2023-03-02 スタンフォード大学
<関連情報>
- https://news.stanford.edu/stories/2026/03/high-resolution-miscroscope-living-cells-interferometric-image-scanning-microscopy
- https://www.nature.com/articles/s41377-026-02210-y
生細胞内の120 nm横方向分解能でラベルフリーイメージングを実現する干渉画像走査顕微鏡 Interferometric Image Scanning Microscopy for label-free imaging at 120 nm lateral resolution inside live cells
Michelle Küppers & W. E. Moerner
Light: Science & Applications Published:27 February 2026
DOI:https://doi.org/10.1038/s41377-026-02210-y
Abstract
Light microscopy remains indispensable in life sciences for visualizing cellular structures and dynamics in live specimens. Yet, conventional fluorescence imaging can suffer from phototoxicity, limited labeling efficiency, or perturbation of biological function. Label-free techniques such as interferometric scattering microscopy (iSCAT) offer a powerful alternative by detecting nanoscale structures based on their light scattering, without the need for dyes or genetic tags. iSCAT has enabled high-sensitivity detection of single proteins and viruses on clean surfaces. More recently, its application to live cells has been extended by using confocal illumination and detection, allowing suppression of out-of-focus light, yielding subcellular structures with high contrast.

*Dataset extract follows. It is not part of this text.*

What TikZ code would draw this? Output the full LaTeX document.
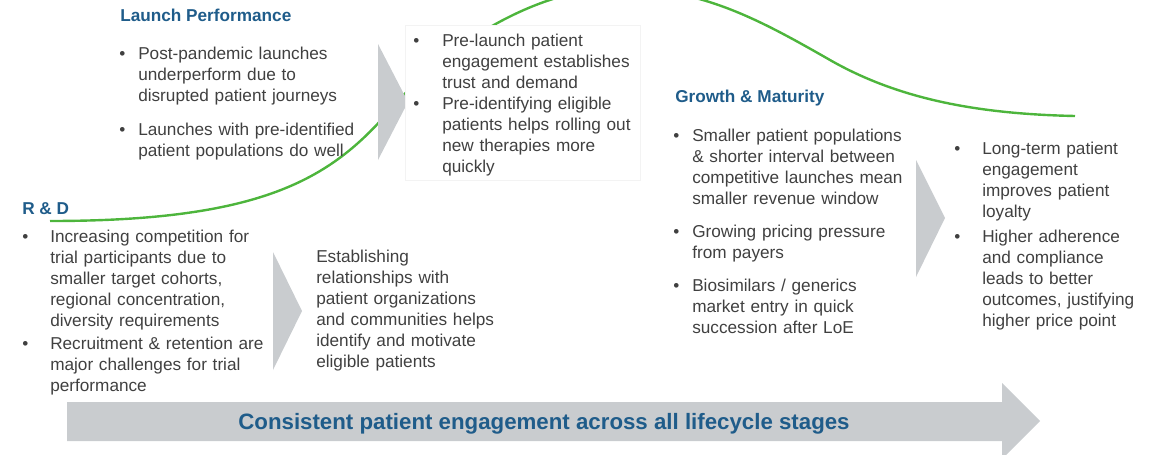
\documentclass[tikz,border=0pt]{standalone}
\usepackage{fontspec}
\setmainfont{Liberation Sans}
\usepackage{tikz}
\usetikzlibrary{positioning}
\definecolor{titleblue}{HTML}{1F5C8A}
\definecolor{bodygray}{HTML}{404040}
\definecolor{chevgray}{HTML}{C9CCCF}
\definecolor{curvegreen}{HTML}{4DB53C}
\definecolor{boxline}{HTML}{F3F3F3}

% bullet with hanging indent: [gap above]{indent}{text}
\newcommand{\bitem}[3][0pt]{\par\vspace{#1}\hangindent=#2\hangafter=1\noindent\makebox[#2][l]{\textbullet}\strut#3\par}

\begin{document}
\begin{tikzpicture}[x=0.75pt, y=-0.75pt,
  body/.style={anchor=north west, inner sep=0pt, align=left, text=bodygray, font=\fontsize{12.9}{15.75}\selectfont,
    execute at begin node={\setlength{\parskip}{0pt}}},
  stage/.style={anchor=north west, inner sep=0pt, text=titleblue, font=\fontsize{12.9}{15.75}\selectfont\bfseries},
  chevron/.style={fill=chevgray}]
  \useasboundingbox (0,0) rectangle (1165,454);
  \clip (0,0) rectangle (1165,454);

  % Lifecycle curve
  \draw[curvegreen, line width=1.8pt] (50,221) .. controls (260,221) and (330,180) .. (390,110)
    .. controls (450,40) and (545,-15) .. (625,-12)
    .. controls (705,-10) and (760,20) .. (830,60)
    .. controls (900,100) and (980,114) .. (1075,116);

  % Chevrons
  \fill[chevron] (378,44) -- (408,102) -- (378,160) -- cycle;
  \fill[chevron] (273,252) -- (302,311) -- (273,370) -- cycle;
  \fill[chevron] (916,160) -- (945,218) -- (916,277) -- cycle;

  % Stage titles
  \node[stage] (launchtitle) at (120,7) {\strut Launch Performance};
  \node[stage] (rdtitle) at (22,200) {\strut R \& D};
  \node[stage] (growthtitle) at (675,88) {\strut Growth \& Maturity};

  % Launch
  \node[body, text width=190pt] (launch) at (119,38)
    {\bitem{14.25pt}{Post-pandemic launches\newline underperform due to\newline disrupted patient journeys}%
     \bitem[9.75pt]{14.25pt}{Launches with pre-identified\newline patient populations do well}};

  \node[draw=boxline, fill=white, minimum width=176.25pt, minimum height=116.25pt, anchor=north west, inner sep=0pt] (prebox) at (405,25) {};
  \node[body, text width=170pt, below right=0pt and 6pt of prebox.north west] (prelaunch)
    {\bitem{21.75pt}{Pre-launch patient\newline engagement establishes\newline trust and demand}%
     \bitem{21.75pt}{Pre-identifying eligible\newline patients helps rolling out\newline new therapies more\newline quickly}};

  % R & D
  \node[body, text width=200pt] (rd) at (22,221)
    {\bitem{21pt}{Increasing competition for\newline trial participants due to\newline smaller target cohorts,\newline regional concentration,\newline diversity requirements}%
     \bitem[1.5pt]{21pt}{Recruitment \& retention are\newline major challenges for trial\newline performance}};
  \node[body, text width=160pt] (establish) at (316,248)
    {\strut Establishing\\relationships with\\patient organizations\\and communities helps\\identify and motivate\\eligible patients};

  % Growth & Maturity
  \node[body, text width=190pt] (growth) at (673,120)
    {\bitem{14.25pt}{Smaller patient populations\newline \& shorter interval between\newline competitive launches mean\newline smaller revenue window}%
     \bitem[9pt]{14.25pt}{Growing pricing pressure\newline from payers}%
     \bitem[9pt]{14.25pt}{Biosimilars / generics\newline market entry in quick\newline succession after LoE}};
  \node[body, text width=170pt] (loyalty) at (954,133)
    {\bitem{21pt}{Long-term patient\newline engagement\newline improves patient\newline loyalty}%
     \bitem[3pt]{21pt}{Higher adherence\newline and compliance\newline leads to better\newline outcomes, justifying\newline higher price point}};

  % Bottom arrow
  \fill[chevron] (67,402) -- (1002,402) -- (1002,383) -- (1040,421) -- (1002,459) -- (1002,441) -- (67,441) -- cycle;
  \node[anchor=base, inner sep=0pt, text=titleblue, font=\fontsize{16.7}{20}\selectfont\bfseries] (consistent) at (544,429)
    {Consistent patient engagement across all lifecycle stages};
\end{tikzpicture}
\end{document}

This development laid the foundation for biologically relevant label-free imaging. Here, we introduce interferometric image scanning microscopy (iISM). This next-generation technique combines interferometric detection with image scanning microscopy to achieve about 120 nm lateral resolution while operating at tenfold lower incident illumination power per diffraction limited spot, significantly reducing photodamage while enhancing signal-to-noise and contrast. Using iISM, we are able to visualize intracellular organelles such as the endoplasmic reticulum, actin cytoskeleton, mitochondria, and vesicles in live cells at essentially unlimited observation times. Importantly, iISM can be readily combined with confocal fluorescence microscopy, enabling correlation of label-free dynamics and structural information with molecular specificity. Our approach opens new avenues for studying dynamic biological processes, such as host-pathogen interactions, intracellular trafficking, or cytoskeletal rearrangements, under label-free, near-native conditions. iISM thus offers a powerful new tool for high-resolution, low-impact imaging of live cells, paving the way for new biological insights.